Não é verdade que as ciências sejam nocivas à humanidade. Se às
vezes deram maus resultados, é que o mal era inevitável. Multiplicando-se os
homens sobre a superfície da terra, viram-se nascer a guerra, algumas artes
grosseiras, e as primeiras leis, que não eram senão convenções momentâneas e
que pereciam com a necessidade passageira que as produziria. Foi então que a
filosofia começou a aparecer; seus primeiros princípios foram pouco numerosos e
sabiamente escolhidos, porque a preguiça e a pouca sagacidade dos primeiros
homens os preservam de muitos erros.
Mas, multiplicadas as necessidades juntamente com a espécie
humana, foram necessárias impressões mais fortes e mais duráveis para impedir
as voltas frequentes, e cada dia mais funestas ao estado selvagem.

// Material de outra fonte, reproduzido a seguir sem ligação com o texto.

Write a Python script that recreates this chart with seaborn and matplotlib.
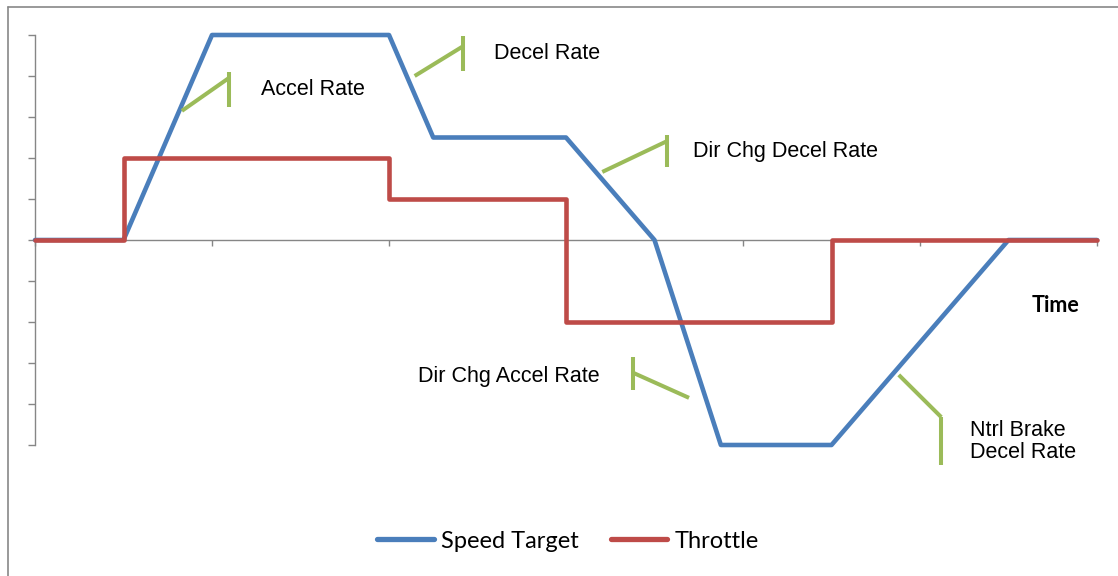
import matplotlib
matplotlib.use("Agg")
import matplotlib.pyplot as plt
from matplotlib.lines import Line2D
import pandas as pd
import seaborn as sns

# series values (time in arbitrary units, value in arbitrary units)
speed_time = [0, 1, 2, 4, 4.5, 6, 7, 7.75, 9, 11, 12]
speed_vals = [0, 0, 5, 5, 2.5, 2.5, 0, -5, -5, 0, 0]
throttle_time = [0, 1, 1, 4, 4, 6, 6, 9, 9, 12]
throttle_vals = [0, 0, 2, 2, 1, 1, -2, -2, 0, 0]

series_names = ["Speed Target", "Throttle"]
series_colors = ["#4A7EBB", "#BE4B48"]

# callout labels: text, text anchor (x, y), diagonal leader, vertical bar
callout_text = ["Accel Rate", "Decel Rate", "Dir Chg Decel Rate",
                "Dir Chg Accel Rate", "Ntrl Brake\nDecel Rate"]
callout_pos = [(2.55, 3.68), (5.19, 4.56), (7.44, 2.15), (4.33, -3.32), (10.56, -4.91)]
callout_diag = [((1.66, 2.19), (3.15, 3.95)),
                ((4.29, 4.84), (4.00, 4.73)),
                ((6.41, 7.14), (1.66, 2.41)),
                ((6.76, 7.39), (-3.24, -3.85)),
                ((9.76, 10.24), (-3.29, -4.32))]
callout_bar = [(2.19, 4.10, 3.24),
               (4.84, 4.98, 4.12),
               (7.14, 2.56, 1.78),
               (6.76, -2.85, -3.66),
               (10.24, -4.32, -5.49)]

df = pd.concat([
    pd.DataFrame({"t": speed_time, "v": speed_vals, "series": series_names[0]}),
    pd.DataFrame({"t": throttle_time, "v": throttle_vals, "series": series_names[1]}),
], ignore_index=True)

sns.set_style("white")
plt.rcParams["font.family"] = ["Liberation Sans", "DejaVu Sans"]
plt.rcParams["text.color"] = "black"

fig = plt.figure(figsize=(11.18, 5.76), dpi=100)
ax = fig.add_axes([35 / 1118, 131 / 576, 1062 / 1118, 410 / 576])

sns.lineplot(data=df, x="t", y="v", hue="series", palette=series_colors,
             estimator=None, sort=False, linewidth=3.3, ax=ax, zorder=3)
for ln in ax.get_lines():
    ln.set_solid_joinstyle("round")
    ln.set_solid_capstyle("round")
    ln.set_clip_on(False)

green = "#9BBB59"
for txt, (tx, ty), (dx, dy), (bx, b0, b1) in zip(callout_text, callout_pos, callout_diag, callout_bar):
    ax.plot(dx, dy, color=green, lw=2.9, clip_on=False, solid_capstyle="butt", zorder=4)
    ax.plot([bx, bx], [b0, b1], color=green, lw=2.9, clip_on=False, solid_capstyle="butt", zorder=4)
    ax.text(tx, ty, txt, fontsize=15.5, ha="left", va="center", linespacing=1.05, color="black")

ax.text(11.53, -1.59, "Time", fontsize=15.5, fontweight="bold", ha="center", va="center",
        family=["Lato", "DejaVu Sans"], color="black")

ax.set_xlim(0, 12)
ax.set_ylim(-5, 5)
ax.set_xticks(range(0, 13, 2))
ax.set_yticks(range(-5, 6))
ax.set_xticklabels([])
ax.set_yticklabels([])
ax.set_xlabel("")
ax.set_ylabel("")
ax.spines["top"].set_visible(False)
ax.spines["right"].set_visible(False)
ax.spines["bottom"].set_position(("data", 0))
for s in ["left", "bottom"]:
    ax.spines[s].set_color("#868686")
    ax.spines[s].set_linewidth(1.0)
ax.tick_params(axis="y", direction="out", length=5, width=1.0, color="#868686", left=True)
ax.tick_params(axis="x", direction="out", length=4, width=1.0, color="#868686", bottom=True)

handles, labels = ax.get_legend_handles_labels()
for h in handles:
    h.set_linewidth(3.8)
leg = ax.legend(handles, labels, loc="center", bbox_to_anchor=(568 / 1118, 1 - 541 / 576),
                bbox_transform=fig.transFigure, ncol=2, frameon=False, handlelength=2.4,
                handletextpad=0.3, columnspacing=1.35,
                prop={"family": ["Lato", "DejaVu Sans"], "size": 17})
for t in leg.get_texts():
    t.set_color("black")

# outer chart border (left and top edges visible)
fig.add_artist(Line2D([7.5 / 1118, 7.5 / 1118], [0, 1 - 7 / 576], color="#878787", lw=1.2))
fig.add_artist(Line2D([7.5 / 1118, 1], [1 - 7 / 576, 1 - 7 / 576], color="#878787", lw=1.2))

fig.savefig("out.png", dpi=100)
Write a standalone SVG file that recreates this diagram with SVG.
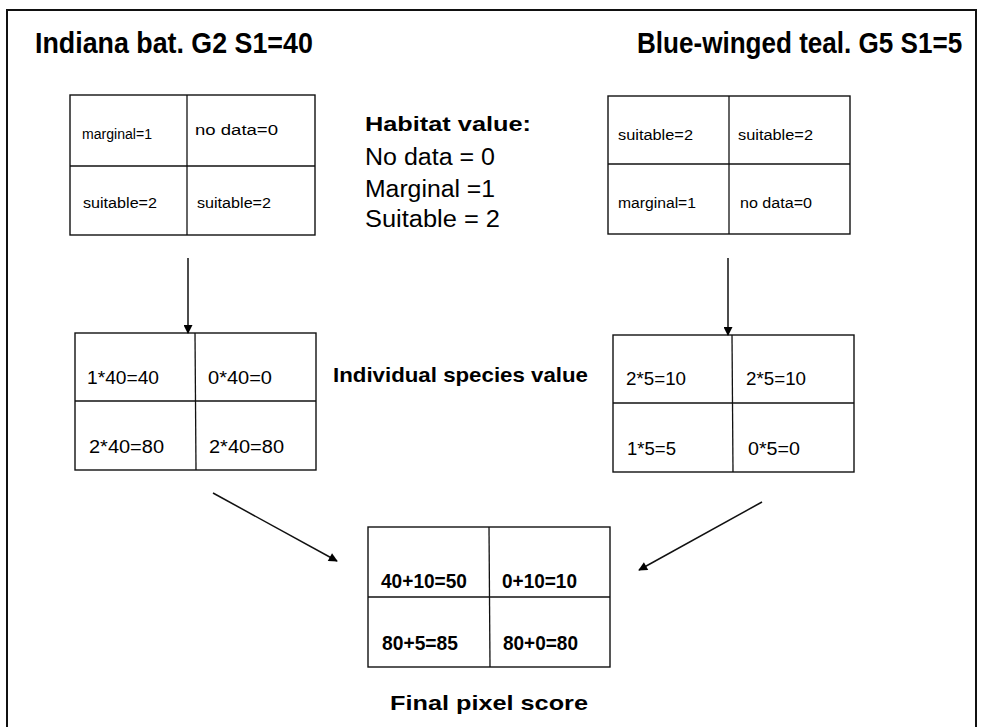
<svg xmlns="http://www.w3.org/2000/svg" width="984" height="727" viewBox="0 0 984 727">
<style>
.bg{fill:#fff}
.frame{fill:none;stroke:#111;stroke-width:2}
.cell{fill:#fff;stroke:#111;stroke-width:1.4}
.div{stroke:#111;stroke-width:1.3}
.title{font-family:"Liberation Sans",Arial,sans-serif;font-weight:bold;font-size:30px;fill:#000}
.hand{font-family:"Liberation Sans",Arial,sans-serif;font-size:15.5px;fill:#000}
.mid{font-family:"Liberation Sans",Arial,sans-serif;font-size:18px;fill:#000}
.bot{font-family:"Liberation Sans",Arial,sans-serif;font-weight:bold;font-size:20px;fill:#000}
.lab{font-family:"Liberation Sans",Arial,sans-serif;font-weight:bold;font-size:21px;fill:#000}
.leg{font-family:"Liberation Sans",Arial,sans-serif;font-size:23px;fill:#000}
.conn{fill:none;stroke:#111;stroke-width:1.5}
</style>
<defs>
<marker id="ah" viewBox="0 0 10 10" refX="9" refY="5" markerWidth="10" markerHeight="9" orient="auto" markerUnits="userSpaceOnUse">
<path d="M0,0 L10,5 L0,10 z" fill="#000"/>
</marker>
</defs>
<rect class="bg" x="0" y="0" width="984" height="727"/>
<path class="frame" d="M7,740 L7,10 L976,10 L976,740"/>

<g id="title-left"><text class="title" transform="translate(35,53) scale(0.894,1)" x="0" y="0">Indiana bat. G2 S1=40</text></g>
<g id="title-right"><text class="title" transform="translate(637,53) scale(0.869,1)" x="0" y="0">Blue-winged teal. G5 S1=5</text></g>

<g id="habitat-legend">
<text class="lab" x="365" y="131" textLength="166" lengthAdjust="spacingAndGlyphs">Habitat value:</text>
<text class="leg" x="365" y="165" textLength="130" lengthAdjust="spacingAndGlyphs">No data = 0</text>
<text class="leg" x="365" y="197" textLength="130" lengthAdjust="spacingAndGlyphs">Marginal =1</text>
<text class="leg" x="365" y="227" textLength="135" lengthAdjust="spacingAndGlyphs">Suitable = 2</text>
</g>

<g id="grid-bat-habitat">
<rect class="cell" x="70" y="95" width="245" height="140"/>
<line class="div" x1="187" y1="95" x2="187" y2="235"/>
<line class="div" x1="70" y1="166" x2="315" y2="166"/>
<text class="hand" x="82" y="139" textLength="70" lengthAdjust="spacingAndGlyphs">marginal=1</text>
<text class="hand" x="195" y="135" textLength="83" lengthAdjust="spacingAndGlyphs">no data=0</text>
<text class="hand" x="83" y="208" textLength="74" lengthAdjust="spacingAndGlyphs">suitable=2</text>
<text class="hand" x="197" y="208" textLength="74" lengthAdjust="spacingAndGlyphs">suitable=2</text>
</g>

<g id="grid-teal-habitat">
<rect class="cell" x="608" y="96" width="242" height="138"/>
<line class="div" x1="729" y1="96" x2="729" y2="234"/>
<line class="div" x1="608" y1="164" x2="850" y2="164"/>
<text class="hand" x="618" y="140" textLength="75" lengthAdjust="spacingAndGlyphs">suitable=2</text>
<text class="hand" x="738" y="140" textLength="75" lengthAdjust="spacingAndGlyphs">suitable=2</text>
<text class="hand" x="618" y="208" textLength="78" lengthAdjust="spacingAndGlyphs">marginal=1</text>
<text class="hand" x="740" y="208" textLength="72" lengthAdjust="spacingAndGlyphs">no data=0</text>
</g>

<g id="grid-bat-value">
<rect class="cell" x="75" y="333" width="241" height="137"/>
<line class="div" x1="195" y1="333" x2="196" y2="470"/>
<line class="div" x1="75" y1="401" x2="316" y2="401"/>
<text class="mid" x="87" y="384" textLength="72" lengthAdjust="spacingAndGlyphs">1*40=40</text>
<text class="mid" x="208" y="384" textLength="64" lengthAdjust="spacingAndGlyphs">0*40=0</text>
<text class="mid" x="89" y="453" textLength="75" lengthAdjust="spacingAndGlyphs">2*40=80</text>
<text class="mid" x="209" y="453" textLength="75" lengthAdjust="spacingAndGlyphs">2*40=80</text>
</g>

<g id="species-value-label"><text class="lab" x="333" y="382" font-size="19" textLength="255" lengthAdjust="spacingAndGlyphs">Individual species value</text></g>

<g id="grid-teal-value">
<rect class="cell" x="613" y="335" width="241" height="137"/>
<line class="div" x1="732" y1="335" x2="733" y2="472"/>
<line class="div" x1="613" y1="403" x2="854" y2="403"/>
<text class="mid" x="626" y="385" textLength="60" lengthAdjust="spacingAndGlyphs">2*5=10</text>
<text class="mid" x="746" y="385" textLength="60" lengthAdjust="spacingAndGlyphs">2*5=10</text>
<text class="mid" x="627" y="455" textLength="49" lengthAdjust="spacingAndGlyphs">1*5=5</text>
<text class="mid" x="748" y="455" textLength="52" lengthAdjust="spacingAndGlyphs">0*5=0</text>
</g>

<g id="grid-final">
<rect class="cell" x="368" y="527" width="242" height="140"/>
<line class="div" x1="489" y1="527" x2="490" y2="667"/>
<line class="div" x1="368" y1="597" x2="610" y2="597"/>
<text class="bot" x="381" y="588" textLength="86" lengthAdjust="spacingAndGlyphs">40+10=50</text>
<text class="bot" x="502" y="588" textLength="75" lengthAdjust="spacingAndGlyphs">0+10=10</text>
<text class="bot" x="382" y="650" textLength="76" lengthAdjust="spacingAndGlyphs">80+5=85</text>
<text class="bot" x="503" y="650" textLength="75" lengthAdjust="spacingAndGlyphs">80+0=80</text>
</g>

<g id="final-label"><text class="lab" x="390" y="710" font-size="22" textLength="198" lengthAdjust="spacingAndGlyphs">Final pixel score</text></g>

<g id="connectors">
<line class="conn" x1="188" y1="258" x2="188" y2="333" marker-end="url(#ah)"/>
<line class="conn" x1="728" y1="258" x2="728" y2="335" marker-end="url(#ah)"/>
<line class="conn" x1="213" y1="493" x2="337" y2="561" marker-end="url(#ah)"/>
<line class="conn" x1="762" y1="502" x2="639" y2="570" marker-end="url(#ah)"/>
</g>
</svg>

Foram, um
grande bem para a humanidade os primeiros erros religiosos que povoaram o
universo de falsas divindades e que inventaram um mundo invisível de espíritos
encarregados de governar a terra.
Outro meio de prevenir os delitos é afastar do santuário das leis
a própria sombra da corrupção, interessando os magistrados em conservar em toda
a sua pureza o depósito que a nação lhes confia.
Quanto mais numerosos forem os tribunais, tanto menos se poderá
temer que violem as leis, porque, entre vários homens que se observam
mutuamente, a vantagem de aumentar a autoridade comum é tanto menor quanto
menor a parcela de autoridade de cada um e muito pouco considerável para
contrabalançar os perigos da empresa.
Se o soberano dá muito aparato, pompa e autoridade à magistratura;
se ao mesmo tempo fecha todo acesso aos lamentos justos ou mal fundados do
fraco, que se julga oprimido; se acostuma os súditos a temer os magistrados
mais do que as leis, aumentará sem dúvida o poder dos juízes, mas somente à
custa da segurança pública e particular.
Podem ainda prevenir-se os crimes recompensando a virtude; e
pode-se observar que as leis atuais de todas as nações guardam a esse respeito
um profundo silêncio.
Afim, o meio mais seguro, mas ao mesmo tempo mais difícil de
tornar os homem menos inclinados a praticar o mal, é aperfeiçoar a educação.
Um grande homem, que esclarece os seus semelhantes e que é por
estes perseguido, desenvolveu as máximas principais de uma educação
verdadeiramente útil. Fez ver que ela consistia bem menos na multidão confusa
dos objetos que se apresentam às crianças do que na escolha e na precisão com
as quais se lhes expõem.
Provou que é preciso substituir as cópias pelos originais nos
fenômenos morais ou físicos que o acaso ou a habilidade do mestre oferece ao
espírito do aluno.
Ensinou a conduzir as crianças à virtude, pela estrada fácil do
sentimento, a afastá-las do mal pela força invencível de necessidade e dos
inconvenientes que seguem a má ação.
Demostrou que o método incerto da autoridade imperiosa deveria ser
abandonado, pois só produz uma obediência hipócrita e passageira.
XLII. CONCLUSÃO
De tudo o que acaba de ser exposto, pode deduzir-se um teorema
geral utilíssimo, mas conforme ao uso, que é o legislador ordinário das nações:
É que, para não ser um ato de violência contra o cidadão, a pena deve ser essencialmente
pública, pronta, necessária, a menor das penas aplicáveis nas circunstâncias
dadas, proporcionada ao delito e determinada pela lei.